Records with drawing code
* Start *

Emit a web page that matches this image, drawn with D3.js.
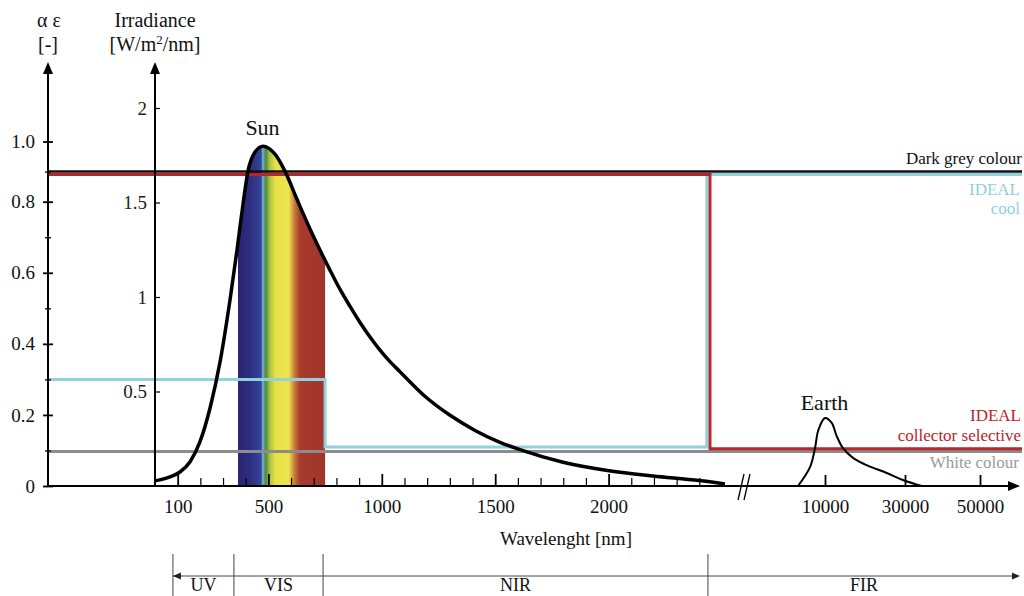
<!DOCTYPE html>
<html><head><meta charset="utf-8">
<script src="https://cdn.jsdelivr.net/npm/d3@7"></script>
<style>
body{margin:0;background:#fff}
svg{display:block}
svg text{font-family:"Liberation Serif","Times New Roman",Times,serif}
</style>
</head><body>
<svg id="c" width="1024" height="596"></svg>
<script>
// ---------------- data ----------------
const sunWavelength = [0, 66, 110, 154, 198, 243, 287, 331, 362, 388, 410, 441, 476, 529, 573, 626, 683, 728, 772, 816, 860, 904, 948, 992, 1036, 1080, 1190, 1301, 1411, 1521, 1609, 1799, 2002, 2196, 2399, 2513];
const sunIrradiance = [0.027, 0.048, 0.074, 0.127, 0.233, 0.414, 0.658, 0.987, 1.252, 1.491, 1.666, 1.767, 1.798, 1.756, 1.666, 1.517, 1.361, 1.247, 1.141, 1.040, 0.950, 0.865, 0.788, 0.719, 0.658, 0.605, 0.475, 0.374, 0.294, 0.231, 0.192, 0.126, 0.081, 0.053, 0.029, 0.011];

const earthWavelength = [3250, 6250, 7500, 8325, 10000, 11675, 12925, 14500, 17000, 20425, 25425, 29470, 34450];
const earthIrradiance = [0, 0.10, 0.20, 0.295, 0.36, 0.334, 0.264, 0.20, 0.149, 0.11, 0.069, 0.032, 0];

// absorptance / emittance step curves: values between break wavelengths
const darkGreyValues = [0.9];
const darkGreyBreaks = [];
const coolValues = [0.30, 0.11, 0.89];
const coolBreaks = [750, 2433];
const selectiveValues = [0.89, 0.105];
const selectiveBreaks = [2447];
const whiteValues = [0.097];
const whiteBreaks = [];

// visible band (rainbow) and spectral regions
const visStart = 366, visEnd = 750;
const rainbowWavelength = [366, 420, 468, 475, 482, 490, 505, 530, 590, 615, 640, 750];
const rainbowColor = ["#2a2372", "#2d2e80", "#33449a", "#7cb4dc", "#5a9a6a", "#4f8a3e", "#a8c043", "#e6e245", "#ece44e", "#c97b3d", "#a63a2c", "#a2352a"];

const regionNames = ["UV", "VIS", "NIR", "FIR"];
const regionEdges = [79, 348, 741, 2438];

const alphaTicks = [0, 0.2, 0.4, 0.6, 0.8, 1.0];
const alphaMinorTicks = [0.1, 0.3, 0.5, 0.7, 0.9];
const irrTicks = [0.5, 1, 1.5, 2];
const xMajorTicks = [100, 500, 1000, 1500, 2000];
const xMinorTicks = [200, 300, 400, 600, 700, 800, 900, 1100, 1200, 1300, 1400, 1600, 1700, 1800, 1900, 2100, 2200, 2300, 2400];
const xFarTicks = [10000, 30000, 50000];

// ---------------- layout ----------------
const FONT = '"Liberation Serif","Times New Roman",Times,serif';
const svg = d3.select("#c");
const baseY = 486, topY = 62, alphaX = 48, irrX = 155, rightX = 1020, lineEndX = 1022;

const alpha = d3.scaleLinear().domain([0, 0.8, 1.0]).range([baseY, 201.7, 141.5]);
const irr = d3.scaleLinear().domain([0, 2]).range([baseY, 108]);
const xNear = d3.scaleLinear().domain([0, 2000]).range([irrX, 608.6]);
const xFar = d3.scaleLinear().domain([10000, 30000, 50000]).range([825, 905, 980]);
const xw = l => l <= 2600 ? xNear(l) : xFar(l);

// defs: gradient + clip
const defs = svg.append("defs");
const grad = defs.append("linearGradient").attr("id", "rainbow")
  .attr("gradientUnits", "userSpaceOnUse")
  .attr("x1", xNear(visStart)).attr("x2", xNear(visEnd)).attr("y1", 0).attr("y2", 0);
rainbowWavelength.forEach((w, i) => {
  grad.append("stop").attr("offset", (w - visStart) / (visEnd - visStart)).attr("stop-color", rainbowColor[i]);
});
const sunPts = sunWavelength.map((w, i) => [w, sunIrradiance[i]]);
const area = d3.area().x(d => xNear(d[0])).y0(baseY).y1(d => irr(d[1])).curve(d3.curveMonotoneX);
defs.append("clipPath").attr("id", "sunclip").append("path").attr("d", area(sunPts));

// rainbow under sun curve
svg.append("rect").attr("clip-path", "url(#sunclip)")
  .attr("x", xNear(visStart)).attr("y", 100)
  .attr("width", xNear(visEnd) - xNear(visStart)).attr("height", baseY - 100)
  .attr("fill", "url(#rainbow)");

// step lines
function stepPoints(values, breaks) {
  const pts = [[alphaX, alpha(values[0])]];
  breaks.forEach((b, i) => {
    pts.push([xw(b), alpha(values[i])]);
    pts.push([xw(b), alpha(values[i + 1])]);
  });
  pts.push([lineEndX, alpha(values[values.length - 1])]);
  return pts;
}
const lineGen = d3.line();
svg.append("path").attr("d", lineGen(stepPoints(whiteValues, whiteBreaks)))
  .attr("fill", "none").attr("stroke", "#8c8c8c").attr("stroke-width", 3);
svg.append("path").attr("d", lineGen(stepPoints(coolValues, coolBreaks)))
  .attr("fill", "none").attr("stroke", "#92d0dc").attr("stroke-width", 3);
svg.append("path").attr("d", lineGen(stepPoints(selectiveValues, selectiveBreaks)))
  .attr("fill", "none").attr("stroke", "#b8252a").attr("stroke-width", 3);
svg.append("path").attr("d", lineGen(stepPoints(darkGreyValues, darkGreyBreaks)))
  .attr("fill", "none").attr("stroke", "#111").attr("stroke-width", 2.5);

// sun & earth curves
const curve = d3.line().x(d => xw(d[0])).y(d => irr(d[1])).curve(d3.curveMonotoneX);
svg.append("path").attr("d", curve(sunPts)).attr("fill", "none").attr("stroke", "#000").attr("stroke-width", 3.5);
const curveE = d3.line().x(d => xw(d[0])).y(d => irr(d[1])).curve(d3.curveCatmullRom);
svg.append("path").attr("d", curveE(earthWavelength.map((w, i) => [w, earthIrradiance[i]])))
  .attr("fill", "none").attr("stroke", "#000").attr("stroke-width", 2);

// axes lines with arrows
const axG = svg.append("g").attr("stroke", "#000");
axG.append("line").attr("x1", alphaX).attr("x2", alphaX).attr("y1", baseY + 1).attr("y2", topY + 8).attr("stroke-width", 2);
axG.append("line").attr("x1", irrX).attr("x2", irrX).attr("y1", baseY).attr("y2", topY + 8).attr("stroke-width", 2);
axG.append("line").attr("x1", alphaX - 1).attr("x2", rightX - 8).attr("y1", baseY).attr("y2", baseY).attr("stroke-width", 2);
function upArrow(x) { return `M${x},${topY} L${x - 5},${topY + 12} L${x + 5},${topY + 12} Z`; }
svg.append("path").attr("d", upArrow(alphaX)).attr("fill", "#000");
svg.append("path").attr("d", upArrow(irrX)).attr("fill", "#000");
svg.append("path").attr("d", `M${rightX},${baseY} L${rightX - 12},${baseY - 5} L${rightX - 12},${baseY + 5} Z`).attr("fill", "#000");

// alpha axis ticks
const fontTick = 19;
const aAx = svg.append("g").attr("transform", `translate(${alphaX},0)`)
  .call(d3.axisLeft(alpha).tickValues(alphaTicks).tickSize(5).tickPadding(8)
    .tickFormat(d => d === 0 ? "0" : d3.format(".1f")(d)));
aAx.attr("font-family", FONT);
aAx.select(".domain").remove();
aAx.selectAll(".tick line").attr("x1", 5).attr("stroke-width", 1.8);
aAx.selectAll("text").attr("font-size", fontTick).attr("fill", "#111");
const aMin = svg.append("g").attr("transform", `translate(${alphaX},0)`)
  .call(d3.axisLeft(alpha).tickValues(alphaMinorTicks).tickSize(3).tickFormat(""));
aMin.select(".domain").remove();
aMin.selectAll(".tick line").attr("x1", 3).attr("stroke-width", 1.3);

// irradiance axis
const iAx = svg.append("g").attr("transform", `translate(${irrX},0)`)
  .call(d3.axisLeft(irr).tickValues(irrTicks).tickSize(-5).tickPadding(8).tickFormat(d3.format("")));
iAx.attr("font-family", FONT);
iAx.select(".domain").remove();
iAx.selectAll(".tick line").attr("stroke-width", 1.2);
iAx.selectAll("text").attr("font-size", fontTick).attr("fill", "#222");

// x axis (near part)
const xAx = svg.append("g").attr("transform", `translate(0,${baseY})`)
  .call(d3.axisBottom(xNear).tickValues(xMajorTicks).tickSize(-12).tickPadding(13.5).tickFormat(d3.format("d")));
xAx.attr("font-family", FONT);
xAx.select(".domain").remove();
xAx.selectAll(".tick line").attr("stroke-width", 1.8);
xAx.selectAll("text").attr("font-size", fontTick).attr("fill", "#111");
const xMin = svg.append("g").attr("transform", `translate(0,${baseY})`)
  .call(d3.axisBottom(xNear).tickValues(xMinorTicks).tickSize(-8).tickFormat(""));
xMin.select(".domain").remove();
xMin.selectAll(".tick line").attr("stroke-width", 1.2);
// x axis (far part)
const xF = svg.append("g").attr("transform", `translate(0,${baseY})`)
  .call(d3.axisBottom(xFar).tickValues(xFarTicks).tickSize(-11).tickPadding(13.5).tickFormat(d3.format("d")));
xF.attr("font-family", FONT);
xF.select(".domain").remove();
xF.selectAll(".tick line").attr("stroke-width", 1.8);
xF.selectAll("text").attr("font-size", fontTick).attr("fill", "#111");

// break marks
svg.append("line").attr("x1", 738).attr("y1", 500).attr("x2", 744).attr("y2", 474).attr("stroke", "#000").attr("stroke-width", 1.3);
svg.append("line").attr("x1", 744).attr("y1", 500).attr("x2", 750).attr("y2", 474).attr("stroke", "#000").attr("stroke-width", 1.3);

// texts
function txt(x, y, s, opts = {}) {
  return svg.append("text").attr("x", x).attr("y", y).text(s)
    .attr("font-size", opts.size || 19).attr("fill", opts.fill || "#111")
    .attr("text-anchor", opts.anchor || "middle");
}
txt(49, 27, "α ε", {size: 20});
txt(48, 51, "[-]", {size: 20});
txt(155, 27, "Irradiance", {size: 20});
const u = txt(155, 51, "", {size: 20});
u.append("tspan").text("[W/m");
u.append("tspan").text("2").attr("font-size", 13).attr("dy", -7);
u.append("tspan").text("/nm]").attr("dy", 7);

txt(262.5, 135, "Sun", {size: 22});
txt(824.5, 410, "Earth", {size: 22});
txt(566, 545, "Wavelenght [nm]");

txt(lineEndX, 164, "Dark grey colour", {size: 17, anchor: "end"});
txt(1020, 195, "IDEAL", {size: 17, anchor: "end", fill: "#8fd0dc"});
txt(1020, 214, "cool", {size: 17, anchor: "end", fill: "#8fd0dc"});
txt(1021, 421, "IDEAL", {size: 17, anchor: "end", fill: "#b8252a"});
txt(1021, 441, "collector selective", {size: 17, anchor: "end", fill: "#b8252a"});
txt(1019, 468, "White colour", {size: 17, anchor: "end", fill: "#9a9a9a"});

// spectral regions row
const regY = 576;
const edgesPx = regionEdges.map(xNear).concat([rightX]);
const rg = svg.append("g").attr("stroke", "#444").attr("stroke-width", 1);
rg.append("line").attr("x1", edgesPx[0]).attr("x2", rightX - 6).attr("y1", regY).attr("y2", regY);
edgesPx.slice(0, 4).forEach(x => rg.append("line").attr("x1", x).attr("x2", x).attr("y1", 554).attr("y2", 596));
svg.append("path").attr("d", `M${edgesPx[0]},${regY} L${edgesPx[0] + 8},${regY - 3.5} L${edgesPx[0] + 8},${regY + 3.5} Z`).attr("fill", "#222");
svg.append("path").attr("d", `M${rightX},${regY} L${rightX - 8},${regY - 3.5} L${rightX - 8},${regY + 3.5} Z`).attr("fill", "#222");
regionNames.forEach((n, i) => {
  txt((edgesPx[i] + edgesPx[i + 1]) / 2, 591, n, {size: 18});
});
</script>
</body></html>
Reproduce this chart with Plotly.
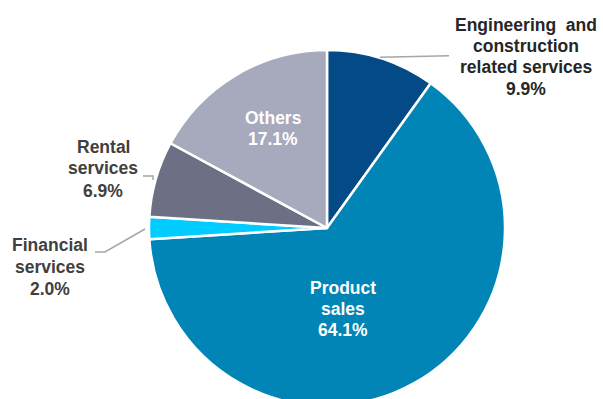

* End *

YOUR OBJECTIVE: Everything from the first line of the listing above through the line that contains "0.053, 0.029, 0.011];" is to be restated word for word, minus the pictures.

SOLUTION FOR THIS EXERCISE:
Emit a web page that matches this image, drawn with D3.js.
<!DOCTYPE html>
<html><head><meta charset="utf-8">
<script src="https://cdn.jsdelivr.net/npm/d3@7"></script>
<style>
body{margin:0;background:#fff}
svg{display:block}
svg text{font-family:"Liberation Serif","Times New Roman",Times,serif}
</style>
</head><body>
<svg id="c" width="1024" height="596"></svg>
<script>
// ---------------- data ----------------
const sunWavelength = [0, 66, 110, 154, 198, 243, 287, 331, 362, 388, 410, 441, 476, 529, 573, 626, 683, 728, 772, 816, 860, 904, 948, 992, 1036, 1080, 1190, 1301, 1411, 1521, 1609, 1799, 2002, 2196, 2399, 2513];
const sunIrradiance = [0.027, 0.048, 0.074, 0.127, 0.233, 0.414, 0.658, 0.987, 1.252, 1.491, 1.666, 1.767, 1.798, 1.756, 1.666, 1.517, 1.361, 1.247, 1.141, 1.040, 0.950, 0.865, 0.788, 0.719, 0.658, 0.605, 0.475, 0.374, 0.294, 0.231, 0.192, 0.126, 0.081, 0.053, 0.029, 0.011];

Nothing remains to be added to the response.